• Directions for this task
Below are some records. Retype exactly the lines from the one containing "Rebuild this chart" through the one containing "plt.rcParams['font.family'] = ['Lato', 'DejaVu", both included, skipping every picture.

• Dataset records
_ _ _

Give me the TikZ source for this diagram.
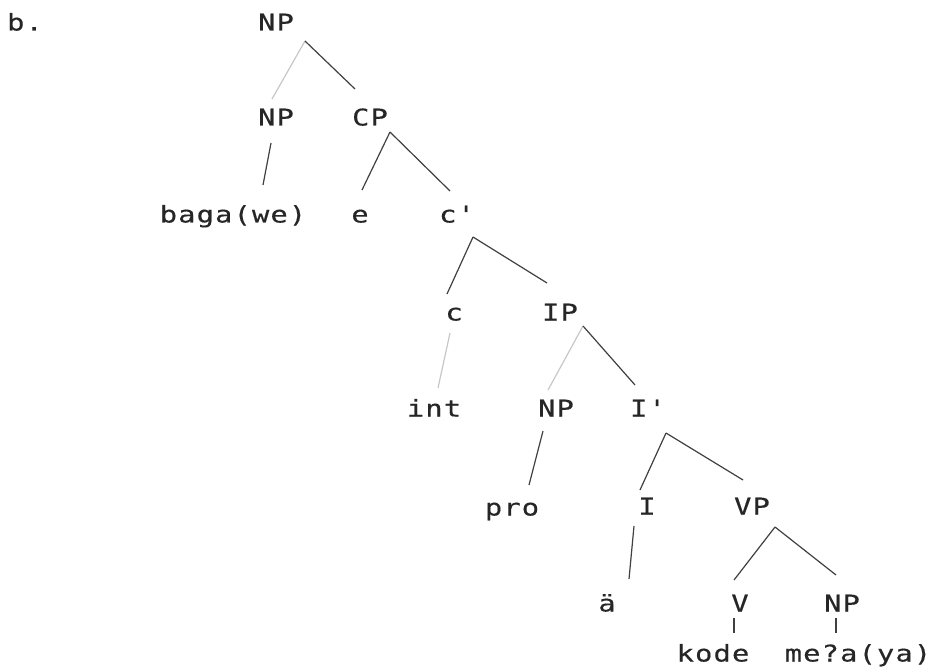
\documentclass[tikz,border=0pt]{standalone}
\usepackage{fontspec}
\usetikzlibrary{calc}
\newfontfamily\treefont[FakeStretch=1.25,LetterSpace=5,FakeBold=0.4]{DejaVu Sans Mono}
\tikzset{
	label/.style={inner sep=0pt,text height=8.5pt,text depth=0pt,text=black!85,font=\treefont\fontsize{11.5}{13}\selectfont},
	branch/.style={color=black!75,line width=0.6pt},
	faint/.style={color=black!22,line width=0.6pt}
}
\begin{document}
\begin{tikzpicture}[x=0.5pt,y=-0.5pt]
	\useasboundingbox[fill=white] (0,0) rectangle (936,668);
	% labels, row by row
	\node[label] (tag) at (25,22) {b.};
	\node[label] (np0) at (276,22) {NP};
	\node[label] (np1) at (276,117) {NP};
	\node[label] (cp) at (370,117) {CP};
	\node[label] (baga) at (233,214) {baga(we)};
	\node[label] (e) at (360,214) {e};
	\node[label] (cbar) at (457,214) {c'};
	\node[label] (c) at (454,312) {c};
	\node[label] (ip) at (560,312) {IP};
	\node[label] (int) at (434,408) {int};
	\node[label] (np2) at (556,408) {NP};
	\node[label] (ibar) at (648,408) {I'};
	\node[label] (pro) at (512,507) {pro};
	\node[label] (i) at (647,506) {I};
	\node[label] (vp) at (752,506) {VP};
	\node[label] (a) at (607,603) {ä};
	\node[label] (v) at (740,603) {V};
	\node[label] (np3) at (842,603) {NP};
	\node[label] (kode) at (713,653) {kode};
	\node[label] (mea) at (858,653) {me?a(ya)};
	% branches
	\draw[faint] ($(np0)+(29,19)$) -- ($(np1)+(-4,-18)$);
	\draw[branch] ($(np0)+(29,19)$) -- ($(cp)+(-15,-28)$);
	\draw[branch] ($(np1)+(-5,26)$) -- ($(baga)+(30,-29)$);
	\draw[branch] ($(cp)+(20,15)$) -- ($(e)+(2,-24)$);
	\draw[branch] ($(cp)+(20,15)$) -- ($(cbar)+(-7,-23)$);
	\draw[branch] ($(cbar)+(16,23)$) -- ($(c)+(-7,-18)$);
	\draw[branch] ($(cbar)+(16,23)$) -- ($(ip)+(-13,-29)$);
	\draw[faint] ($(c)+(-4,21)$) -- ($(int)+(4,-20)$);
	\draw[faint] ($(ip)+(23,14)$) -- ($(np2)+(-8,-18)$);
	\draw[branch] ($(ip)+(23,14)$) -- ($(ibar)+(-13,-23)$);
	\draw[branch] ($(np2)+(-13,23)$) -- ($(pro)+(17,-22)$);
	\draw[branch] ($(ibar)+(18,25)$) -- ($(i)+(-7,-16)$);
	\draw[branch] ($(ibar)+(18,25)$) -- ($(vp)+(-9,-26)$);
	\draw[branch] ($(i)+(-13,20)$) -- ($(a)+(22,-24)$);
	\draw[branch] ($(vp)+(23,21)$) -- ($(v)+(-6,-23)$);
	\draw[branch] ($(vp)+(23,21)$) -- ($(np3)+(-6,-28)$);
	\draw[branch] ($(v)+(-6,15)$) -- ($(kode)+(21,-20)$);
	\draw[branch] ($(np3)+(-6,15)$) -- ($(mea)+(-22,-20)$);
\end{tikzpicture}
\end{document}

_ _ _

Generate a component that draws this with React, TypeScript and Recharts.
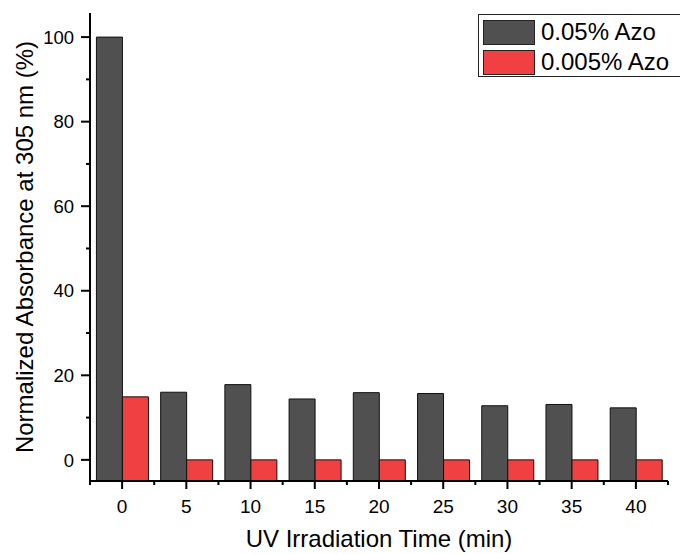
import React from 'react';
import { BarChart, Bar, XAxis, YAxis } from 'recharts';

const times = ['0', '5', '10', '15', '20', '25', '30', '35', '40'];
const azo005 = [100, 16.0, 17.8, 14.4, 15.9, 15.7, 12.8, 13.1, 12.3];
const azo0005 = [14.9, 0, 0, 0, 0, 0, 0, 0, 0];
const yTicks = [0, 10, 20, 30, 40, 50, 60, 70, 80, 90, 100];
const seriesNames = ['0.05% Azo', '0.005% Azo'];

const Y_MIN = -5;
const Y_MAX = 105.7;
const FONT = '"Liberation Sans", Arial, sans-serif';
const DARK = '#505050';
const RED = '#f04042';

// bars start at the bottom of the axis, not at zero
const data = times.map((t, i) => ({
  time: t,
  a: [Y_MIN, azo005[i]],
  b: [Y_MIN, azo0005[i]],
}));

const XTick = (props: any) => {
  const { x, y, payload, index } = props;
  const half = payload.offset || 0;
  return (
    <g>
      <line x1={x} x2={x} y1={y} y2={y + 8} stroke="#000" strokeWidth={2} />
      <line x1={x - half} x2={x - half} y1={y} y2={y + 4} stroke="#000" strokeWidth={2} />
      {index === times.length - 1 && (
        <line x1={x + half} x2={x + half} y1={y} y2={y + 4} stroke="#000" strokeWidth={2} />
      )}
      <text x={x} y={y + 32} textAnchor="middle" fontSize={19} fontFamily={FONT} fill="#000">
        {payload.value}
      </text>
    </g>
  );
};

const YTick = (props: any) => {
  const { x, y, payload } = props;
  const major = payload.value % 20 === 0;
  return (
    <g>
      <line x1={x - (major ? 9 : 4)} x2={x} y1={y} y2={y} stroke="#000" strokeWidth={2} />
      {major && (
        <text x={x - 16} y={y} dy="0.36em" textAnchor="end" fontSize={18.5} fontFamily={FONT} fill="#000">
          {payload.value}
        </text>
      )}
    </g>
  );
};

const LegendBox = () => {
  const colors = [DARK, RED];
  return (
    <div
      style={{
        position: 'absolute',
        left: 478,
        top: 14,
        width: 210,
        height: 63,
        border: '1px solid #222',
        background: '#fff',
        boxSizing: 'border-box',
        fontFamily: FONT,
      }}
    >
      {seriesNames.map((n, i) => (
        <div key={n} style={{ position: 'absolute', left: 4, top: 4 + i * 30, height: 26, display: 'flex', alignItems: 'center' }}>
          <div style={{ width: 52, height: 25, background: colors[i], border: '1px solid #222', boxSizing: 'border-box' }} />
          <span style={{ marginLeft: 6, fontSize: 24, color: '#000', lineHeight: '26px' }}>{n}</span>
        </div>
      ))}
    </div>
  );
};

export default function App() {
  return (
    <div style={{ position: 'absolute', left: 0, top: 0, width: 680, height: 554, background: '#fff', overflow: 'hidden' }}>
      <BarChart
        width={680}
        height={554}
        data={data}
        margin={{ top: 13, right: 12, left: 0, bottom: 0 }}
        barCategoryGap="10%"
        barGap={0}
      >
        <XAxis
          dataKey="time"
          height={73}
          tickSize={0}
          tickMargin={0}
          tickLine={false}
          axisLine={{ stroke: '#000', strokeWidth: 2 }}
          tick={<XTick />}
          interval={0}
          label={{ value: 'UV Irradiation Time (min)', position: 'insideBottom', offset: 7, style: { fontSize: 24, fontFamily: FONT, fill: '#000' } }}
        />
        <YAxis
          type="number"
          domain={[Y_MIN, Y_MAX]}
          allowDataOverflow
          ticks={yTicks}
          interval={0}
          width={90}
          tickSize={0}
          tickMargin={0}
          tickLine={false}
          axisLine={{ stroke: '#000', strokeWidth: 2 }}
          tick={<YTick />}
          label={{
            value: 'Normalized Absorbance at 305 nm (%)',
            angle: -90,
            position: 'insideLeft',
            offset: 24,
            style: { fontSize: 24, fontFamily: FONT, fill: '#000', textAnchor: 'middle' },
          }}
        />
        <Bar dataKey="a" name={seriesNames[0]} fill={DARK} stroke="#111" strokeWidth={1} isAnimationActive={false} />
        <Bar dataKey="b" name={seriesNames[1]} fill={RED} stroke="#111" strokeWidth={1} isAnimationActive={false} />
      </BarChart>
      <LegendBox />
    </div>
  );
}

_ _ _

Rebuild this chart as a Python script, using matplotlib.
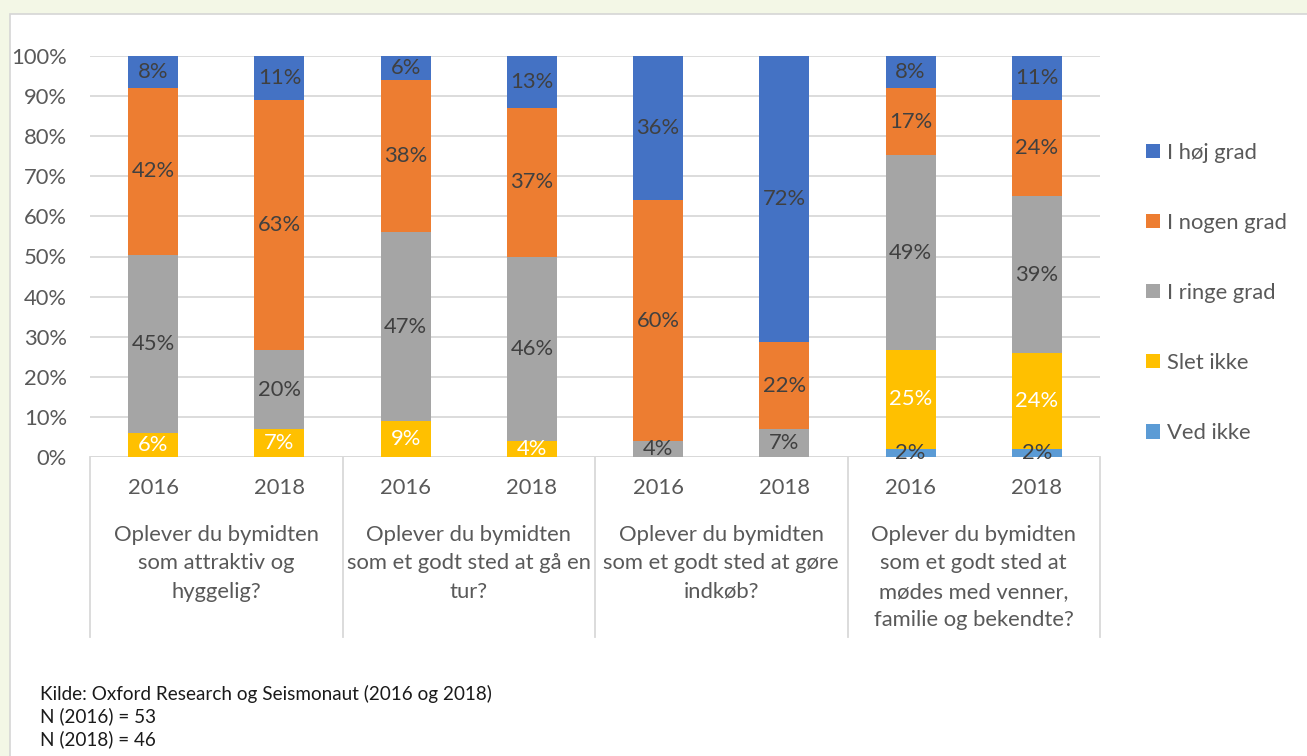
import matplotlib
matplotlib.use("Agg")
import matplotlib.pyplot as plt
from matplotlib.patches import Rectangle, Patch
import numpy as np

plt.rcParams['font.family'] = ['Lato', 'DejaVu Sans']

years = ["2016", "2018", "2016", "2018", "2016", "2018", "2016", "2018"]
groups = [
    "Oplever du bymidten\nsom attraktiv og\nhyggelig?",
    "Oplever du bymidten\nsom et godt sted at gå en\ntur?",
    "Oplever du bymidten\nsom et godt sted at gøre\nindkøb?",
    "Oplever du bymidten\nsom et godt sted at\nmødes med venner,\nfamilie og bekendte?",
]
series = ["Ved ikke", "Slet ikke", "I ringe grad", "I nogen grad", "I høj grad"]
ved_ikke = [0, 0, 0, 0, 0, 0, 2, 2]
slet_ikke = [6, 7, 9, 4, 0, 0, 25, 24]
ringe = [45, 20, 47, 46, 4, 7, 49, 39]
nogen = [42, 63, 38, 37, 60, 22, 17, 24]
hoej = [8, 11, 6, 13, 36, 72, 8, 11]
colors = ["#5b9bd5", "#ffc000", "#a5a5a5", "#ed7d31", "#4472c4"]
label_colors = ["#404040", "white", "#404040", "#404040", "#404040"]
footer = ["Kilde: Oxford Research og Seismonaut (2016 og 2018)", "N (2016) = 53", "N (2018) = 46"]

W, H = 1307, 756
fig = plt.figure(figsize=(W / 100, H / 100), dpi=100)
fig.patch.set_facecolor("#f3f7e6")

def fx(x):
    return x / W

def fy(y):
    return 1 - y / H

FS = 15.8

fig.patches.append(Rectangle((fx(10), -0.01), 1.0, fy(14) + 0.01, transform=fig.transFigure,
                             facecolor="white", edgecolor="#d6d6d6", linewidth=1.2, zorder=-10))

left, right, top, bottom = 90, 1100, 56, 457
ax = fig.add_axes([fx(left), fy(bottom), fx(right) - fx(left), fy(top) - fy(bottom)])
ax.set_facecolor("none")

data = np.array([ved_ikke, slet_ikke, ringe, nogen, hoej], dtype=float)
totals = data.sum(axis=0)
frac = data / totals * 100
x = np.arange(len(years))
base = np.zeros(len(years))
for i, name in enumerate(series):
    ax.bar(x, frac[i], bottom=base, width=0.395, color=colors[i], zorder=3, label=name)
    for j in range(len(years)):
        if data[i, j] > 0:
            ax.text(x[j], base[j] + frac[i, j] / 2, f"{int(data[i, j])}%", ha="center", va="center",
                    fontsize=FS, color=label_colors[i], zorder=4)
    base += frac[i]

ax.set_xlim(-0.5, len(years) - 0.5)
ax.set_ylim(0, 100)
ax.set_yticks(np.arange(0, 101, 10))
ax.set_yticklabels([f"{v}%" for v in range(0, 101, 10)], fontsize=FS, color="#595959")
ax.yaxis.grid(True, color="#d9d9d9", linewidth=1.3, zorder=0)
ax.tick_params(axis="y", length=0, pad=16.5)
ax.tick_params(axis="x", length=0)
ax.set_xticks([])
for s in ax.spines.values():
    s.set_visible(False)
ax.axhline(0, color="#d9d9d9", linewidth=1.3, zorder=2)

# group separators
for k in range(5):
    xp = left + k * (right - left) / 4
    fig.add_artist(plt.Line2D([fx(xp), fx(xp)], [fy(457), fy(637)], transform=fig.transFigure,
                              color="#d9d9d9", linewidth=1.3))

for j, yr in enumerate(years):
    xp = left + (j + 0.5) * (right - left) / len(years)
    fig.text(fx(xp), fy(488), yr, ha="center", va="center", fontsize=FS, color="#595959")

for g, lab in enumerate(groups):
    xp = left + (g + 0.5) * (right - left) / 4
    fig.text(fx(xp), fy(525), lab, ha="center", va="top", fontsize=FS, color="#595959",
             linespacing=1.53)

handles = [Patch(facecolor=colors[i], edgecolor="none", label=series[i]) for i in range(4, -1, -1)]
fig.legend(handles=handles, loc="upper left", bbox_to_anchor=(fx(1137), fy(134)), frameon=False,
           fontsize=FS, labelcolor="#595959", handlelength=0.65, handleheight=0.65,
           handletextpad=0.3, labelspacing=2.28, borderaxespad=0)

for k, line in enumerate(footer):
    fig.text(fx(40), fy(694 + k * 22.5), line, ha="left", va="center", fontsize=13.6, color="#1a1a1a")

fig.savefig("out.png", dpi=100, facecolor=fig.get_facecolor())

_ _ _

• Complete output
Rebuild this chart as a Python script, using matplotlib.
import matplotlib
matplotlib.use("Agg")
import matplotlib.pyplot as plt
from matplotlib.patches import Rectangle, Patch
import numpy as np

plt.rcParams['font.family'] = ['Lato', 'DejaVu Sans']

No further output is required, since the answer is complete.